No Consent? No Problem: Florida Appellate Court Upholds Post-Loss Assignment of Policy Benefits
Time 2 Minute Read
Categories: Homeowners, Property

Florida’s Second District Court of Appeals ruled on Friday that a homeowner’s insurance policy provision restricting assignment without the insurer’s consent does not restrict the post-loss assignment of policy benefits to an emergency water mitigation company, reversing the trial court’s ruling on summary judgment. In Bioscience West, Inc. v. Gulfstream Prop. & Cas. Co., the homeowner suffered a water loss and hired Bioscience to perform emergency water mitigation. Case No. 2d14-3946 (Fla. 2d DCA Feb. 5, 2016). In return for its services, the homeowner assigned the benefits of her insurance policy to Bioscience under an agreement permitting Bioscience to directly bill the insurer. The insurer, Gulfstream Property and Casualty Company (Gulfstream), refused to pay Bioscience as assignee, citing the policy’s assignment provision. Bioscience sued Gulfstream for breach of contract. The trial court granted summary judgment in favor of Gulfstream, finding that the policy’s assignment provision precluded the post-loss assignment to Bioscience without the insurer’s consent.

The assignment provision provides: “Assignment. Assignment of this policy will not be valid unless we give our written consent.” Bioscience argued that this language “merely prohibits an insured’s assignment of the entire policy without [the Insurer’s] consent, but that it does not [prohibit] an insured’s unilateral assignment of a benefit derived from the policy.” (Emphasis added). The Second District Court of Appeals agreed, reversing the trial court and stating that the assignment here was a “right to seek payment for the mitigation services it rendered under the policy, not an assignment of ‘this policy’ issued by Gulfstream to Bioscience.”

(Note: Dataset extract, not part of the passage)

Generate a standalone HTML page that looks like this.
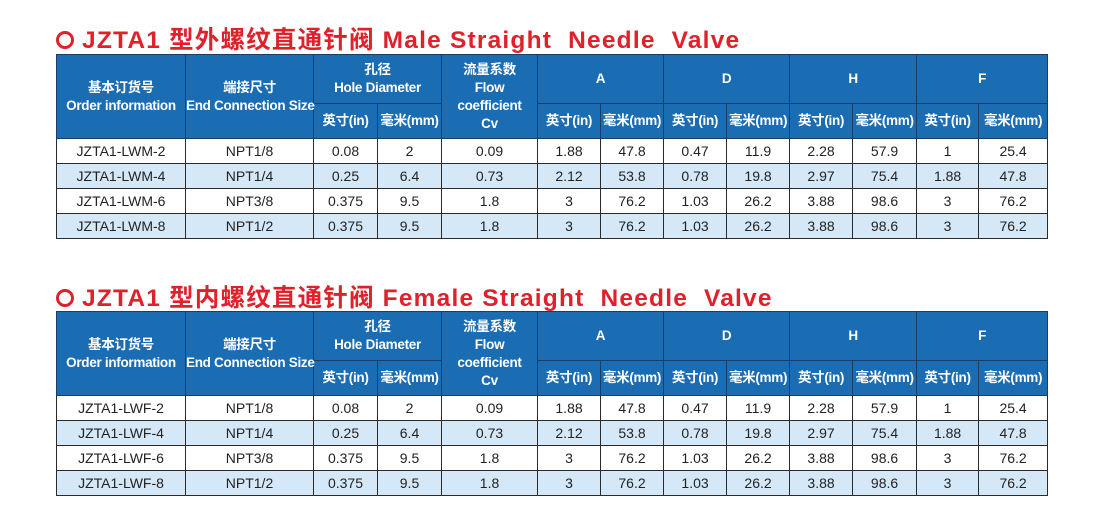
<!DOCTYPE html>
<html><head><meta charset="utf-8"><style>
body{margin:0;width:1101px;height:520px;background:#fff;position:relative;overflow:hidden;font-family:"Liberation Sans","Noto Sans CJK SC",sans-serif;}
.t{position:absolute;left:56px;font-weight:bold;font-size:24.5px;color:#e0202a;white-space:nowrap;letter-spacing:1.2px}
.t .c{display:inline-block;width:12px;height:12px;border:3px solid #e0202a;border-radius:50%;vertical-align:-1px;margin-right:8px}
table{position:absolute;left:56px;border-collapse:collapse;table-layout:fixed;width:991px}
td{border:1px solid #2a2a2a;text-align:center;padding:0;font-size:14px;color:#222;height:24px;white-space:nowrap}
th{background:#1a6cb3;color:#fff;border:1px solid #1a3d66;font-size:13.5px;font-weight:bold;padding:0;line-height:18px;white-space:nowrap;letter-spacing:-0.3px}
tr.h1 th{height:48px}tr.h2 th{height:34px}
tr.b td{background:#d5e8f7}
</style></head><body>
<div class="t" style="top:21px"><span class="c"></span>JZTA1 型外螺纹直通针阀 Male Straight&nbsp; Needle&nbsp; Valve</div>
<table style="top:54px">
<colgroup><col style="width:129px"><col style="width:128px"><col style="width:64px"><col style="width:64px"><col style="width:96px"><col style="width:63px"><col style="width:63px"><col style="width:63px"><col style="width:63px"><col style="width:63px"><col style="width:64px"><col style="width:62px"><col style="width:69px"></colgroup>
<tr class="h1"><th rowspan="2">基本订货号<br>Order information</th><th rowspan="2">端接尺寸<br>End Connection Size</th><th colspan="2">孔径<br>Hole Diameter</th><th rowspan="2">流量系数<br>Flow<br>coefficient<br>Cv</th><th colspan="2">A</th><th colspan="2">D</th><th colspan="2">H</th><th colspan="2">F</th></tr>
<tr class="h2"><th>英寸(in)</th><th>毫米(mm)</th><th>英寸(in)</th><th>毫米(mm)</th><th>英寸(in)</th><th>毫米(mm)</th><th>英寸(in)</th><th>毫米(mm)</th><th>英寸(in)</th><th>毫米(mm)</th></tr>
<tr><td>JZTA1-LWM-2</td><td>NPT1/8</td><td>0.08</td><td>2</td><td>0.09</td><td>1.88</td><td>47.8</td><td>0.47</td><td>11.9</td><td>2.28</td><td>57.9</td><td>1</td><td>25.4</td></tr>
<tr class="b"><td>JZTA1-LWM-4</td><td>NPT1/4</td><td>0.25</td><td>6.4</td><td>0.73</td><td>2.12</td><td>53.8</td><td>0.78</td><td>19.8</td><td>2.97</td><td>75.4</td><td>1.88</td><td>47.8</td></tr>
<tr><td>JZTA1-LWM-6</td><td>NPT3/8</td><td>0.375</td><td>9.5</td><td>1.8</td><td>3</td><td>76.2</td><td>1.03</td><td>26.2</td><td>3.88</td><td>98.6</td><td>3</td><td>76.2</td></tr>
<tr class="b"><td>JZTA1-LWM-8</td><td>NPT1/2</td><td>0.375</td><td>9.5</td><td>1.8</td><td>3</td><td>76.2</td><td>1.03</td><td>26.2</td><td>3.88</td><td>98.6</td><td>3</td><td>76.2</td></tr>
</table>
<div class="t" style="top:279px"><span class="c"></span>JZTA1 型内螺纹直通针阀 Female Straight&nbsp; Needle&nbsp; Valve</div>
<table style="top:311px">
<colgroup><col style="width:129px"><col style="width:128px"><col style="width:64px"><col style="width:64px"><col style="width:96px"><col style="width:63px"><col style="width:63px"><col style="width:63px"><col style="width:63px"><col style="width:63px"><col style="width:64px"><col style="width:62px"><col style="width:69px"></colgroup>
<tr class="h1"><th rowspan="2">基本订货号<br>Order information</th><th rowspan="2">端接尺寸<br>End Connection Size</th><th colspan="2">孔径<br>Hole Diameter</th><th rowspan="2">流量系数<br>Flow<br>coefficient<br>Cv</th><th colspan="2">A</th><th colspan="2">D</th><th colspan="2">H</th><th colspan="2">F</th></tr>
<tr class="h2"><th>英寸(in)</th><th>毫米(mm)</th><th>英寸(in)</th><th>毫米(mm)</th><th>英寸(in)</th><th>毫米(mm)</th><th>英寸(in)</th><th>毫米(mm)</th><th>英寸(in)</th><th>毫米(mm)</th></tr>
<tr><td>JZTA1-LWF-2</td><td>NPT1/8</td><td>0.08</td><td>2</td><td>0.09</td><td>1.88</td><td>47.8</td><td>0.47</td><td>11.9</td><td>2.28</td><td>57.9</td><td>1</td><td>25.4</td></tr>
<tr class="b"><td>JZTA1-LWF-4</td><td>NPT1/4</td><td>0.25</td><td>6.4</td><td>0.73</td><td>2.12</td><td>53.8</td><td>0.78</td><td>19.8</td><td>2.97</td><td>75.4</td><td>1.88</td><td>47.8</td></tr>
<tr><td>JZTA1-LWF-6</td><td>NPT3/8</td><td>0.375</td><td>9.5</td><td>1.8</td><td>3</td><td>76.2</td><td>1.03</td><td>26.2</td><td>3.88</td><td>98.6</td><td>3</td><td>76.2</td></tr>
<tr class="b"><td>JZTA1-LWF-8</td><td>NPT1/2</td><td>0.375</td><td>9.5</td><td>1.8</td><td>3</td><td>76.2</td><td>1.03</td><td>26.2</td><td>3.88</td><td>98.6</td><td>3</td><td>76.2</td></tr>
</table>
</body></html>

The court also rejected Gulfstream’s argument that the assignment of benefits violated Fla. Stat. 626.854(16) (Florida’s Public Adjusting Statute) and Fla. Stat. 627.405 (requiring an “insurable interest” in “the things at the time of loss”). The court cited Florida’s nearly 100-year history of upholding post-loss assignments of benefits without insurer approval, even where policy language otherwise purports to prohibit assignment of the policy. The court distinguished the post-loss assignment of policy benefits from an assignment of the policy as a whole, emphasizing the practical purpose of post-loss assignments. “Repairing a home after an unexpected loss event is often a time-sensitive procedure. An insured simply cannot afford to wait for an insurance claim to be adjusted to address that loss, and insurance benefits represent the most ready means of paying for post-loss emergency repairs.”